WRITTEN REQUEST:
Retype the whole listing verbatim and keep the pictures out of it.

==========

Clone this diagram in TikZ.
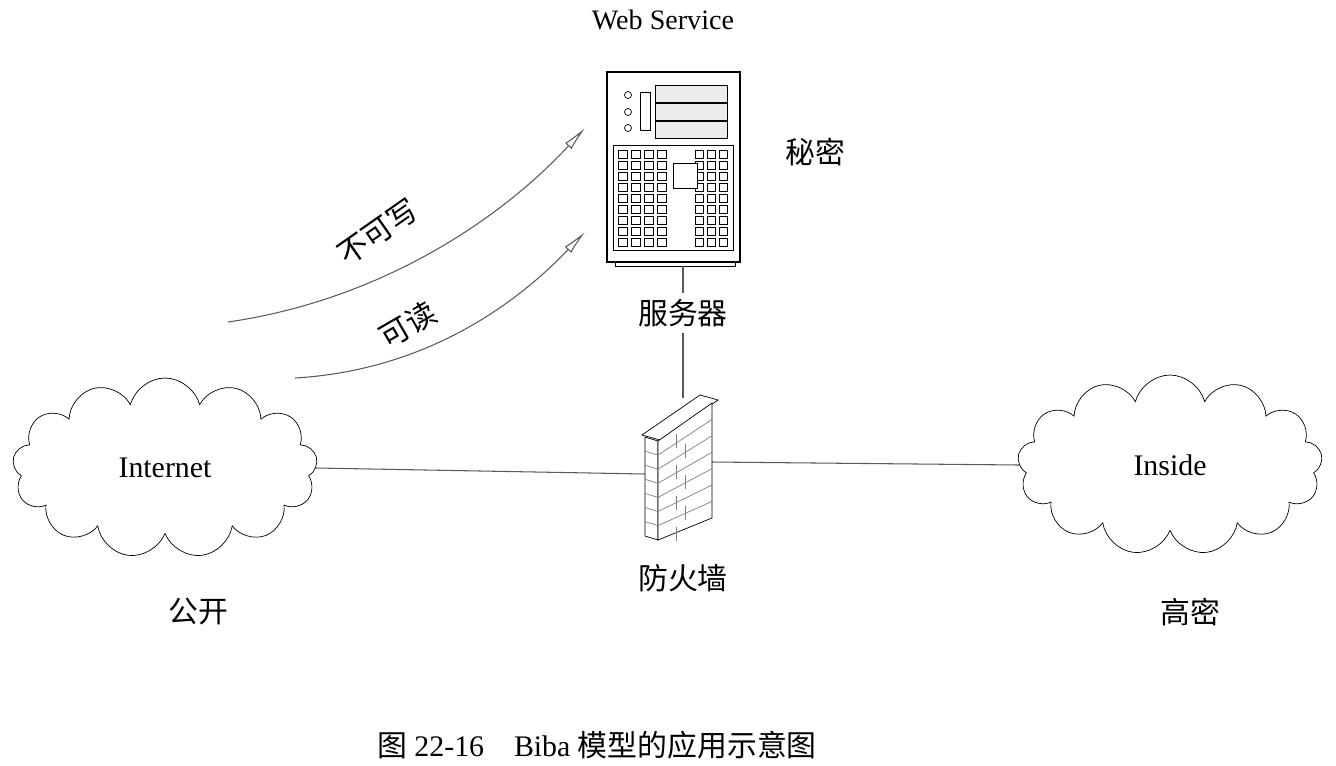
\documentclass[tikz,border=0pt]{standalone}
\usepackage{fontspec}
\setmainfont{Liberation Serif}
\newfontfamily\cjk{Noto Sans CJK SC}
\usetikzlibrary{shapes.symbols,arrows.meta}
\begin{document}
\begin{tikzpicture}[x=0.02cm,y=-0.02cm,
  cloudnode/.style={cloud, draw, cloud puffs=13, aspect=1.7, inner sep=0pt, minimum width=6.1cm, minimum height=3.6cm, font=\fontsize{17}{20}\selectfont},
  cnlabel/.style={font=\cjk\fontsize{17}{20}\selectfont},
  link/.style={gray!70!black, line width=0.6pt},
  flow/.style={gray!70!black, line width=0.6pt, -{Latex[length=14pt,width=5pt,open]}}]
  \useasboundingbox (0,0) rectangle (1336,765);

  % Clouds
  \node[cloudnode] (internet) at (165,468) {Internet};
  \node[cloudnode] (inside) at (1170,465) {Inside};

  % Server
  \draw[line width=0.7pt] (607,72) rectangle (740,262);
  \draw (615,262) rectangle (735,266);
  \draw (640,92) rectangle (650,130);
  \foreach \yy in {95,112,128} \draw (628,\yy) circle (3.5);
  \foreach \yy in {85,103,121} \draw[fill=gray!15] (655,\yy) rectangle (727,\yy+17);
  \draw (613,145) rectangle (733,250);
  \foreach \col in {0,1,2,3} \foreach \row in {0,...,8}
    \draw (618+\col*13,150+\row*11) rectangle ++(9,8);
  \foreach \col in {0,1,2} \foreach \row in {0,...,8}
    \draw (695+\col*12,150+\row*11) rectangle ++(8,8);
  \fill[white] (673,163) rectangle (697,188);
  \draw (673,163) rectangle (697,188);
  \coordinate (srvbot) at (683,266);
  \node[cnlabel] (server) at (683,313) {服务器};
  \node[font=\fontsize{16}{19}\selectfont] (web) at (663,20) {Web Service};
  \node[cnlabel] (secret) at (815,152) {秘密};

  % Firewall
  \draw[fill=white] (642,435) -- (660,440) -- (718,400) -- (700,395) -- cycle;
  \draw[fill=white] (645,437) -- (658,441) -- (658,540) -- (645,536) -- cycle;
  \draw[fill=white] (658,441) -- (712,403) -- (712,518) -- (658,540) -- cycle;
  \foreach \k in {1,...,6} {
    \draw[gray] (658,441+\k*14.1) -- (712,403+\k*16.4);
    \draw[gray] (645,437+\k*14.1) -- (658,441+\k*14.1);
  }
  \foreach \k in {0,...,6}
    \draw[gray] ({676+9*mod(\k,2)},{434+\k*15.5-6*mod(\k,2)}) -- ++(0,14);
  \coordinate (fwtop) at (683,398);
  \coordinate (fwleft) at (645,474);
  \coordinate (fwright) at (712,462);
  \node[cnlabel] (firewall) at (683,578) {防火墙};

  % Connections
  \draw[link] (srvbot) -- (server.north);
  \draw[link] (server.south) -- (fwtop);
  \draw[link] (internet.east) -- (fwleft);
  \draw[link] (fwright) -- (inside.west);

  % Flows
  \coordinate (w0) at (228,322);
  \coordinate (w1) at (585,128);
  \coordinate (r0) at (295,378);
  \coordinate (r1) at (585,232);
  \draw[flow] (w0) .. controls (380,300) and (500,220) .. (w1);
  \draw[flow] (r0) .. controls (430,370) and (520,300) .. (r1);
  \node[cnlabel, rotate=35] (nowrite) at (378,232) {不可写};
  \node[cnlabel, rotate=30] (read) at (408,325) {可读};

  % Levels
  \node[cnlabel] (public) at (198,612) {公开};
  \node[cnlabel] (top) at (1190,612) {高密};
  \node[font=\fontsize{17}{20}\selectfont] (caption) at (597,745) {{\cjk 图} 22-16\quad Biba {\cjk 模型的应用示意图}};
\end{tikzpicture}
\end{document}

==========

EXERCISE OUTPUT:
Clone this diagram in TikZ.
\documentclass[tikz,border=0pt]{standalone}
\usepackage{fontspec}
\setmainfont{Liberation Serif}
\newfontfamily\cjk{Noto Sans CJK SC}
\usetikzlibrary{shapes.symbols,arrows.meta}
\begin{document}
\begin{tikzpicture}[x=0.02cm,y=-0.02cm,
  cloudnode/.style={cloud, draw, cloud puffs=13, aspect=1.7, inner sep=0pt, minimum width=6.1cm, minimum height=3.6cm, font=\fontsize{17}{20}\selectfont},
  cnlabel/.style={font=\cjk\fontsize{17}{20}\selectfont},
  link/.style={gray!70!black, line width=0.6pt},
  flow/.style={gray!70!black, line width=0.6pt, -{Latex[length=14pt,width=5pt,open]}}]
  \useasboundingbox (0,0) rectangle (1336,765);

  % Clouds
  \node[cloudnode] (internet) at (165,468) {Internet};
  \node[cloudnode] (inside) at (1170,465) {Inside};

  % Server
  \draw[line width=0.7pt] (607,72) rectangle (740,262);
  \draw (615,262) rectangle (735,266);
  \draw (640,92) rectangle (650,130);
  \foreach \yy in {95,112,128} \draw (628,\yy) circle (3.5);
  \foreach \yy in {85,103,121} \draw[fill=gray!15] (655,\yy) rectangle (727,\yy+17);
  \draw (613,145) rectangle (733,250);
  \foreach \col in {0,1,2,3} \foreach \row in {0,...,8}
    \draw (618+\col*13,150+\row*11) rectangle ++(9,8);
  \foreach \col in {0,1,2} \foreach \row in {0,...,8}
    \draw (695+\col*12,150+\row*11) rectangle ++(8,8);
  \fill[white] (673,163) rectangle (697,188);
  \draw (673,163) rectangle (697,188);
  \coordinate (srvbot) at (683,266);
  \node[cnlabel] (server) at (683,313) {服务器};
  \node[font=\fontsize{16}{19}\selectfont] (web) at (663,20) {Web Service};
  \node[cnlabel] (secret) at (815,152) {秘密};

  % Firewall
  \draw[fill=white] (642,435) -- (660,440) -- (718,400) -- (700,395) -- cycle;
  \draw[fill=white] (645,437) -- (658,441) -- (658,540) -- (645,536) -- cycle;
  \draw[fill=white] (658,441) -- (712,403) -- (712,518) -- (658,540) -- cycle;
  \foreach \k in {1,...,6} {
    \draw[gray] (658,441+\k*14.1) -- (712,403+\k*16.4);
    \draw[gray] (645,437+\k*14.1) -- (658,441+\k*14.1);
  }
  \foreach \k in {0,...,6}
    \draw[gray] ({676+9*mod(\k,2)},{434+\k*15.5-6*mod(\k,2)}) -- ++(0,14);
  \coordinate (fwtop) at (683,398);
  \coordinate (fwleft) at (645,474);
  \coordinate (fwright) at (712,462);
  \node[cnlabel] (firewall) at (683,578) {防火墙};

  % Connections
  \draw[link] (srvbot) -- (server.north);
  \draw[link] (server.south) -- (fwtop);
  \draw[link] (internet.east) -- (fwleft);
  \draw[link] (fwright) -- (inside.west);

  % Flows
  \coordinate (w0) at (228,322);
  \coordinate (w1) at (585,128);
  \coordinate (r0) at (295,378);
  \coordinate (r1) at (585,232);
  \draw[flow] (w0) .. controls (380,300) and (500,220) .. (w1);
  \draw[flow] (r0) .. controls (430,370) and (520,300) .. (r1);
  \node[cnlabel, rotate=35] (nowrite) at (378,232) {不可写};
  \node[cnlabel, rotate=30] (read) at (408,325) {可读};

  % Levels
  \node[cnlabel] (public) at (198,612) {公开};
  \node[cnlabel] (top) at (1190,612) {高密};
  \node[font=\fontsize{17}{20}\selectfont] (caption) at (597,745) {{\cjk 图} 22-16\quad Biba {\cjk 模型的应用示意图}};
\end{tikzpicture}
\end{document}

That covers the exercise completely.